== EXERCISE GOAL ==
Report only the number of lines in this material that include "chart".

== INFORMATION SHOWN ==
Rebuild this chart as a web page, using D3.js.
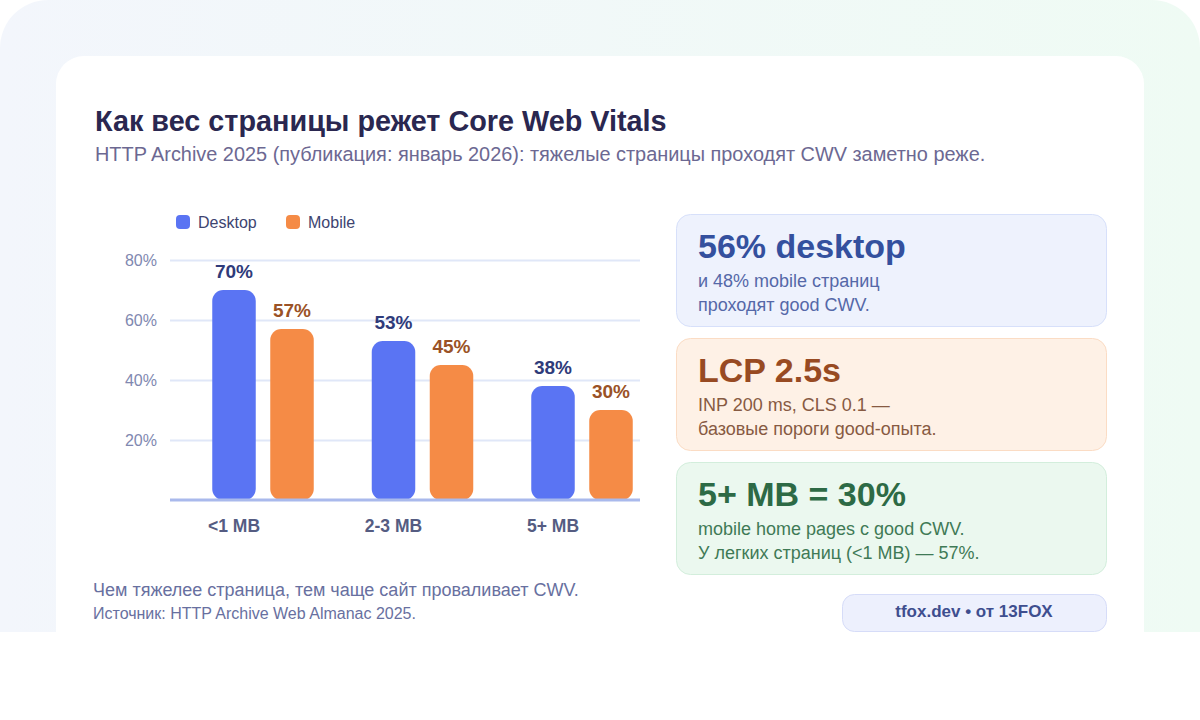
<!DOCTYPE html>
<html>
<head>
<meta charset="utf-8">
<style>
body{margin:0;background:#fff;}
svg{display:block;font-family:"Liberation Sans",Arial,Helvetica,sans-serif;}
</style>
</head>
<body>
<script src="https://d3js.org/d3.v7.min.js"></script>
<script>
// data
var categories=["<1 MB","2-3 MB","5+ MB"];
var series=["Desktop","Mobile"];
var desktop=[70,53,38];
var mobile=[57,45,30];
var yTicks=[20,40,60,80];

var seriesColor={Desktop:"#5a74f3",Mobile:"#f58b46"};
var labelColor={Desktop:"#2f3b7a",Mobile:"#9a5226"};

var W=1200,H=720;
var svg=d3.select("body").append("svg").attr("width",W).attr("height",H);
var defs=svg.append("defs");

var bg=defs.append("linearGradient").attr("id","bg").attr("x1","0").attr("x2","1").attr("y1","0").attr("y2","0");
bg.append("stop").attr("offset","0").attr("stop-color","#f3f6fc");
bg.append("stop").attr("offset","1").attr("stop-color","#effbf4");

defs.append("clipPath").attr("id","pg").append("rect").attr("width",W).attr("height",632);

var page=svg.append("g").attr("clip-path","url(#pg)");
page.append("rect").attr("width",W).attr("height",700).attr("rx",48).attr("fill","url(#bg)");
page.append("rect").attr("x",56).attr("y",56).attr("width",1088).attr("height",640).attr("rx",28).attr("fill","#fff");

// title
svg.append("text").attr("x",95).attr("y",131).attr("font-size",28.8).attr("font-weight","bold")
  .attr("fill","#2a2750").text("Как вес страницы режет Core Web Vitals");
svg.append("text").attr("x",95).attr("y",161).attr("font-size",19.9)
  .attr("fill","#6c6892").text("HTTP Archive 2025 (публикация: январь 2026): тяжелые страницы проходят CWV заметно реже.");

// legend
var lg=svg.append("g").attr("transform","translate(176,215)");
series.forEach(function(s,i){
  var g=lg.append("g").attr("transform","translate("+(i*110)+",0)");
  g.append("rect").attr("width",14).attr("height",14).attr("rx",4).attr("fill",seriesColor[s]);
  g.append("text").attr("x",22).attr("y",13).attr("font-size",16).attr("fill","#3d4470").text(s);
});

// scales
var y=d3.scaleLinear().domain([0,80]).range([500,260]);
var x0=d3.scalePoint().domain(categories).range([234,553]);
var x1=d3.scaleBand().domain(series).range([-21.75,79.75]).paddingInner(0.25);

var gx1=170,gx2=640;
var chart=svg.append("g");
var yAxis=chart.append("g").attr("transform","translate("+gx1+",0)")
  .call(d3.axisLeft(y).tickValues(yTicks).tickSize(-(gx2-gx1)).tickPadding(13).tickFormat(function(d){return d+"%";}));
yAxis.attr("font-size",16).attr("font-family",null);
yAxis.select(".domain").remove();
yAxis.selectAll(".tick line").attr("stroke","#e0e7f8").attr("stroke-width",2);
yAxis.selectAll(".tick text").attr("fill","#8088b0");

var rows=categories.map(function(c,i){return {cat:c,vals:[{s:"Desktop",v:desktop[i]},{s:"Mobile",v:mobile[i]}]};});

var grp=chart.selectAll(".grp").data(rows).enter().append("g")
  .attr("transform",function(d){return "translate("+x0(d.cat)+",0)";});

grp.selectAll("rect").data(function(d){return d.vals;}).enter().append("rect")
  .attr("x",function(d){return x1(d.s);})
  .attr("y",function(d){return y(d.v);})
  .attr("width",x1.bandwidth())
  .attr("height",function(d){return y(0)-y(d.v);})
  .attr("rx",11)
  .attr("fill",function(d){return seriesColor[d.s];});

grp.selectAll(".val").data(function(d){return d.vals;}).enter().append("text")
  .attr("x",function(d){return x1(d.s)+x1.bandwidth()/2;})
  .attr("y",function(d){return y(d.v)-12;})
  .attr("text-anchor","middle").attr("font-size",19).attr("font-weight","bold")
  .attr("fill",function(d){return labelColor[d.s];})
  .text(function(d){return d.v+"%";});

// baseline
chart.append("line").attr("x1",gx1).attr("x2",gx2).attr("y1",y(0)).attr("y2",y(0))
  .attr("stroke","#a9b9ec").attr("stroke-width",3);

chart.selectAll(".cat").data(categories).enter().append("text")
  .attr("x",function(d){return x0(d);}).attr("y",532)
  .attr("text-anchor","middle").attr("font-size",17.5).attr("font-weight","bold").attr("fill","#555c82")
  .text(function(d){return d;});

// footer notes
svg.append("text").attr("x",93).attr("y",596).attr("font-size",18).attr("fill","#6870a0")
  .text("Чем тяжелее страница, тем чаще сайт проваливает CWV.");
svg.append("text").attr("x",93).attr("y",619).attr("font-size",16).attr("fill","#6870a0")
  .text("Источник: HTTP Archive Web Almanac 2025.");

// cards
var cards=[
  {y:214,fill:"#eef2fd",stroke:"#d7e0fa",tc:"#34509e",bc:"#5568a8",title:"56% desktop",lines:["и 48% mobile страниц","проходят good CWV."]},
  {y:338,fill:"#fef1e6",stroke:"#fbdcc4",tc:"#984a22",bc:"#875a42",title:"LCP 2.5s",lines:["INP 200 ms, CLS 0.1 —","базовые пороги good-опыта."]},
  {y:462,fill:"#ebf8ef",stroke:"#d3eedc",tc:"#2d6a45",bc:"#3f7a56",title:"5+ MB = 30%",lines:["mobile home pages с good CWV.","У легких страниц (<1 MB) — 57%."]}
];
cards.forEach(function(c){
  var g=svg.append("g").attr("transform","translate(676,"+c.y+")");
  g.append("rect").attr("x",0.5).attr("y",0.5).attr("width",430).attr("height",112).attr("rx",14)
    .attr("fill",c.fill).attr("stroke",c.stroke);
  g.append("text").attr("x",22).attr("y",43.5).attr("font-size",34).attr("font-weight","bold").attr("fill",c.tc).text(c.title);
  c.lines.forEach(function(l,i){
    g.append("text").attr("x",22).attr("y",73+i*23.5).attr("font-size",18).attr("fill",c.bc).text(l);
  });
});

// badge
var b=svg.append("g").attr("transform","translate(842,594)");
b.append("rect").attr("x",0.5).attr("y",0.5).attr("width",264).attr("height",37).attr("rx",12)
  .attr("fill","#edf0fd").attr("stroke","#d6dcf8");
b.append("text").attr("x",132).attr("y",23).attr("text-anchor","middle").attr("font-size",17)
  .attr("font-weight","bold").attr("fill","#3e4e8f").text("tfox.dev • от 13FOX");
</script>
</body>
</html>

== ANSWER TO THE PROBLEM ==
6